HRH The Princess Royal also unveiled a plaque to commemorate her visit and accepted a bound copy of local schoolchildren’s artwork from North Queensferry Primary School pupil Georgia White (age 11),  featuring the Lighthouses around Scotland and the Light Tower.

Later in the visit, at a private reception for those who had been involved in the restoration project, HRH The Princess Royal presented Euan Colston (age 11) with a prize for his winning artwork of the Lighthouse project. James Lawson, Chairman of the Trust, then awarded HRH with a Certificate making her an “Honorary Keeper of the Light Tower”.

The last Royal visit to North Queensferry was by Queen Victoria and Albert in 1842, when they crossed the Queensferry Passage to the Town Pier.

The original harbour light at North Queensferry was designed in 1812 by Robert Stevenson, consultant engineer to the Commissioners of Northern Lighthouses, and was installed on top of the Signal House on the pier.  It fulfilled the function of a lighthouse but was too high to be effective as a harbour light as it failed to illuminate the pier for those making the regular crossing.

So Stevenson designed a purpose-built tower in 1817, at a total height of 6.5 metres (approx 21 feet), and the original light on the Signal House was transferred to it. This Light Tower, with the flame-driven light, was operational until about 1890 and steadily fell into disrepair thereafter.  The flame was rekindled briefly prior to World War I using acetylene gas as the fuel source but ceased altogether in about 1920.

Although still in a fair state of repair considering its age and weathering, when NQHT finally started the restoration of the Light Tower, repairs to the external stonework was the first priority.
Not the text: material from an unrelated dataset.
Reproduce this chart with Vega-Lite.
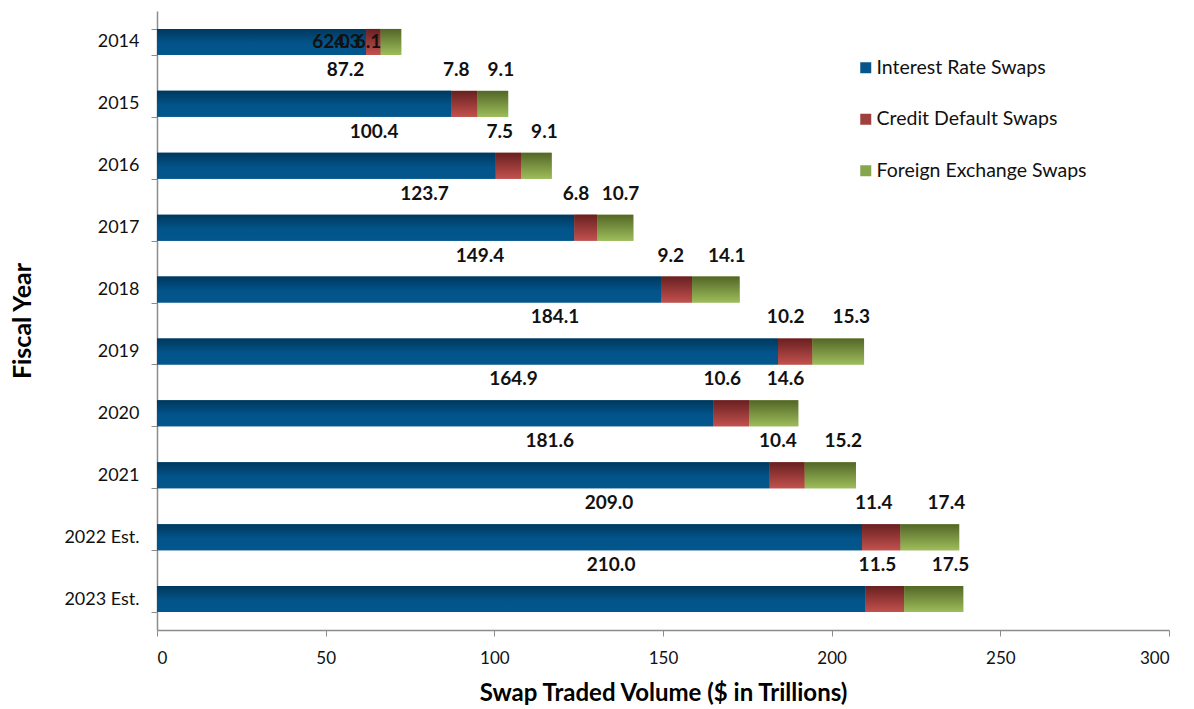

Internally, the lime wash and mortar walls had to be totally renewed, including remaking missing stones, which make up the internal flue and air intake to the lamp. 200 years of time, tides and the prevailing winds ensured that decay, to a greater or lesser extent, would almost certainly be present in the cast iron windows and copper roof. But the full extent was only known once the lightroom (the domed area on the top) was safely inside the iron foundry and tests carried out.

The cast iron supports and window frames of the light room showed considerable deterioration and were subsequently replaced using the only original window frame as a template. All the internal light fitments had been removed, many years ago, with the exception of the smoke tube which acted as a flue for the small pipe stove thereby ensuring proper extraction of hot gases from the light itself. The lightroom, which had been removed on 4th February 2009, was reinstated on 19th August 2009 on top of the stone tower which, in the interim period, had been externally re-mortared.

To complete the restoration, the Trust installed a replica light copied from an original held by the National Museum of Scotland. The original Argand lamp, complete with 21 inch diameter parabolic reflector, was adapted by Stevenson to use whale oil as its fuel source. By 1812, this style of light was already installed at Inchkeith and Bell Rock lighthouses.

The North Queensferry Heritage Trust would like to take this opportunity to say thank you to all those who were involved with the restoration of the Light Tower.